A FORMER South Derbyshire man has been ordered to pay back more than £400,000 he obtained in his role as part of a multi-million pound illegal steroids empire.
Colin Lathbury, formerly of Swadlincote, was one of four conspirators in the racket to have nearly £4 million of their assets confiscated.
In a hearing at Chelmsford Crown Court, in Essex, Judge Charles Gratwicke ruled the 56-year-old, currently serving a two-and-a-half-year jail sentence for conspiracy to supply Class C drugs, obtained £608,656.20p illegally.
Lathbury, now of Jurby East, on the Isle of Man, was ordered to pay back £412,676.50p within six months or face another 42 months behind bars.
The illegal anabolic steroids operation was led by Patrick Hyland, assisted by his former wife, Hyacinth, described as the money laundering ‘brains’ of the operation.
The Hylands were said to have funded a lavish lifestyle of expensive houses, boats, cars, jewellery, art and luxury holidays on the illegal profits of the drugs sourced from the Czech Republic in huge quantities.
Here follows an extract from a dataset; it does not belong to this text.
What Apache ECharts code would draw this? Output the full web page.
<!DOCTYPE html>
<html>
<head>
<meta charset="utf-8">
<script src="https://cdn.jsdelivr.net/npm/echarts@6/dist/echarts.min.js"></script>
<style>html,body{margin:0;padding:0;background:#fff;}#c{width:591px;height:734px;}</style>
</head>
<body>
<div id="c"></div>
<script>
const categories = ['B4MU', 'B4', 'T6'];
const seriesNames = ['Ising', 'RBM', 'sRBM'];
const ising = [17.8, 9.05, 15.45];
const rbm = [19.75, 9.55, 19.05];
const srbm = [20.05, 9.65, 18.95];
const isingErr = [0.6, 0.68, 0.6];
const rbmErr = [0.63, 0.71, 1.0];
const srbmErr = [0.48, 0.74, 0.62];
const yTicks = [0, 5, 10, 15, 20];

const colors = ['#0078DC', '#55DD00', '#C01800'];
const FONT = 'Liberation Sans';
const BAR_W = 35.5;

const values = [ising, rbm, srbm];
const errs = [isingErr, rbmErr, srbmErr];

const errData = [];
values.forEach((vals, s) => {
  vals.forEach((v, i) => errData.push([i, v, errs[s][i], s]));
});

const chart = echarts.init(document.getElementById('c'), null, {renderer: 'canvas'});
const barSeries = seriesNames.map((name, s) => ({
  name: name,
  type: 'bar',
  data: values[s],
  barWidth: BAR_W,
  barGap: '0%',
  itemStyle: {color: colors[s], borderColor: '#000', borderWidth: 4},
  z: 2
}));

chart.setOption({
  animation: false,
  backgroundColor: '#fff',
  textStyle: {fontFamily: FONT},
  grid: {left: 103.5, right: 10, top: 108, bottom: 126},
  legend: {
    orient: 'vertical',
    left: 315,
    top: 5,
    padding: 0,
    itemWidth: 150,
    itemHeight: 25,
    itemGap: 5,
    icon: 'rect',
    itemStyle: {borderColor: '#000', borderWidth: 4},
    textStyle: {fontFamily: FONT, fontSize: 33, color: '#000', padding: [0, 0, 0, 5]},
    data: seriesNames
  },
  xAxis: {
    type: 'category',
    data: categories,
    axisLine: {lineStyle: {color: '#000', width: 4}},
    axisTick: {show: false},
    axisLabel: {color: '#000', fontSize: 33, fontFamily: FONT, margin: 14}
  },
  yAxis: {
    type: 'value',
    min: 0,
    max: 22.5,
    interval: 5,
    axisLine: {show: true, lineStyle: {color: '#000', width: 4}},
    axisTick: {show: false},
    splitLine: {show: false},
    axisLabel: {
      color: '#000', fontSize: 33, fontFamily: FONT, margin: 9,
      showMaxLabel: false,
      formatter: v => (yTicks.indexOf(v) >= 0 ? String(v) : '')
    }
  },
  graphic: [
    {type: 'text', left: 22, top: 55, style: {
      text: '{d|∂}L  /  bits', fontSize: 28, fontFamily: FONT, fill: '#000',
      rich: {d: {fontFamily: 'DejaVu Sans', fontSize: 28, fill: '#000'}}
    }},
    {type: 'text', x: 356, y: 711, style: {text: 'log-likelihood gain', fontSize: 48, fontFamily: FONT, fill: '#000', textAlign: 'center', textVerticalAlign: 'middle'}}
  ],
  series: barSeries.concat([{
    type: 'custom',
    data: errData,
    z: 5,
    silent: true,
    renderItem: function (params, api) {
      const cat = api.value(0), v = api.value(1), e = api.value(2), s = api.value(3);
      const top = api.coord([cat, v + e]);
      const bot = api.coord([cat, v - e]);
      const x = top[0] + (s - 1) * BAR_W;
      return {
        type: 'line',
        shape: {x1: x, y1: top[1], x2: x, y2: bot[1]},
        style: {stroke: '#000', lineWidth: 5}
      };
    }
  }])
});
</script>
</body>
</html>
Judge Gratwicke ruled that Patrick Hyland, 49, of Great Saling, near Braintree, Essex, made £5,142,110.40p illegal profits and that assets totalling £596,047.66 should be confiscated, with four years’ prison in default of him paying within six months.
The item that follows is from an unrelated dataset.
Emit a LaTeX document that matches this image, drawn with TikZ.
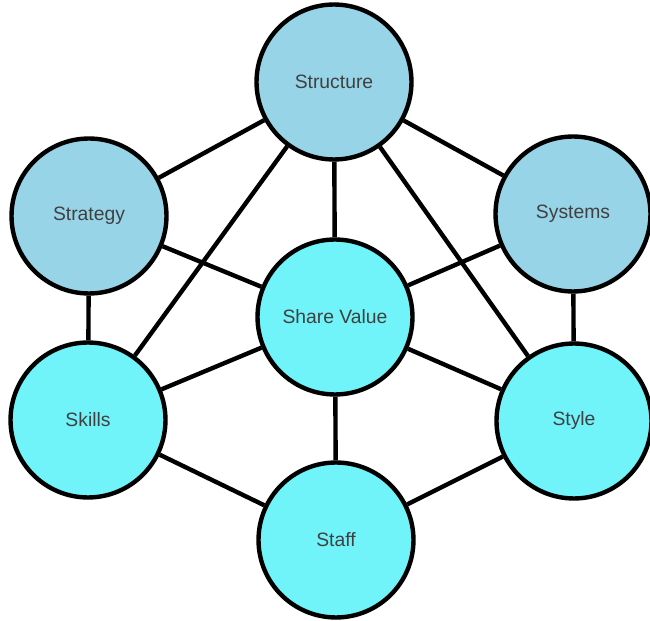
\documentclass[tikz,border=0pt]{standalone}
\usepackage{fontspec}
\setmainfont{Liberation Sans}
\begin{document}
\begin{tikzpicture}[x=0.02cm, y=-0.02cm,
		elem/.style={circle, draw=black, line width=2.5pt, minimum size=3.1cm, inner sep=0pt,
			font=\fontsize{11}{13}\selectfont, text=black!75},
		hard/.style={elem, fill=hardblue},
		soft/.style={elem, fill=softcyan},
		link/.style={line width=2.5pt}]
		\definecolor{hardblue}{RGB}{152,212,232}
		\definecolor{softcyan}{RGB}{112,244,250}
		\useasboundingbox (0, 0) rectangle (650, 621);
		\node[hard] (structure) at (334, 82) {Structure};
		\node[hard] (strategy) at (89, 216) {Strategy};
		\node[hard] (systems) at (573, 214) {Systems};
		\node[soft] (shared) at (335, 317) {Share Value};
		\node[soft] (skills) at (88, 420) {Skills};
		\node[soft] (style) at (574, 421) {Style};
		\node[soft] (staff) at (336, 540) {Staff};
		\draw[link] (structure) -- (strategy)
			(structure) -- (systems)
			(structure) -- (shared)
			(structure) -- (skills)
			(structure) -- (style)
			(strategy) -- (shared)
			(systems) -- (shared)
			(strategy) -- (skills)
			(systems) -- (style)
			(shared) -- (skills)
			(shared) -- (style)
			(shared) -- (staff)
			(skills) -- (staff)
			(style) -- (staff);
		\end{tikzpicture}
\end{document}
Hyacinth Hyland, who lives in an £850,000 house, in Wheelers Hill, Little Waltham, Chelmsford, was said to have received £4,359,306.20 illegally and was ordered to hand over £732,939.26 within 12 months or serve four years in default.
She was jailed for two years for her role while her husband received a four and a half year sentence in December last year, but both are now out of prison on licence.
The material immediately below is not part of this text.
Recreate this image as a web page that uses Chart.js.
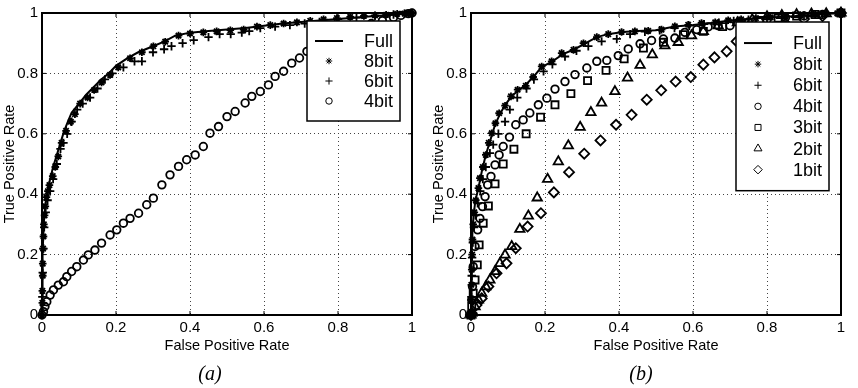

Another of their co-accused, Sanjay Mistry, 44, formerly of Lodge Close, Watford, and now of Russell Road, Northolt, north London, received a suspended 12- month jail term.
The judge ruled that he criminally obtained £1,401,673.50 and has £100,000 in realisable assets. He must pay that in six months or face two years in default.
Lathbury had recruited Stephen Griffin, of Russell Street, Swadlincote, to receive 18 parcels. Griffin received a nine-month suspended jail sentence last year, but he and another conspirator, administration and office manager Michael Cork, 72, of Shalford, Braintree, did not face confiscation moves.
The steroids racket emerged during a police investigation into the disappearance of known dealer Paul Duckenfield, who left Derby for Portugal in 2005 but is believed to have friends in South Derbyshire.
After the confiscation hearing Detective Inspector Martin Pasmore, of the Kent and Essex serious crime directive, said police were still treating as murder Paul Duckenfield’s disappearance and renewed an appeal for information.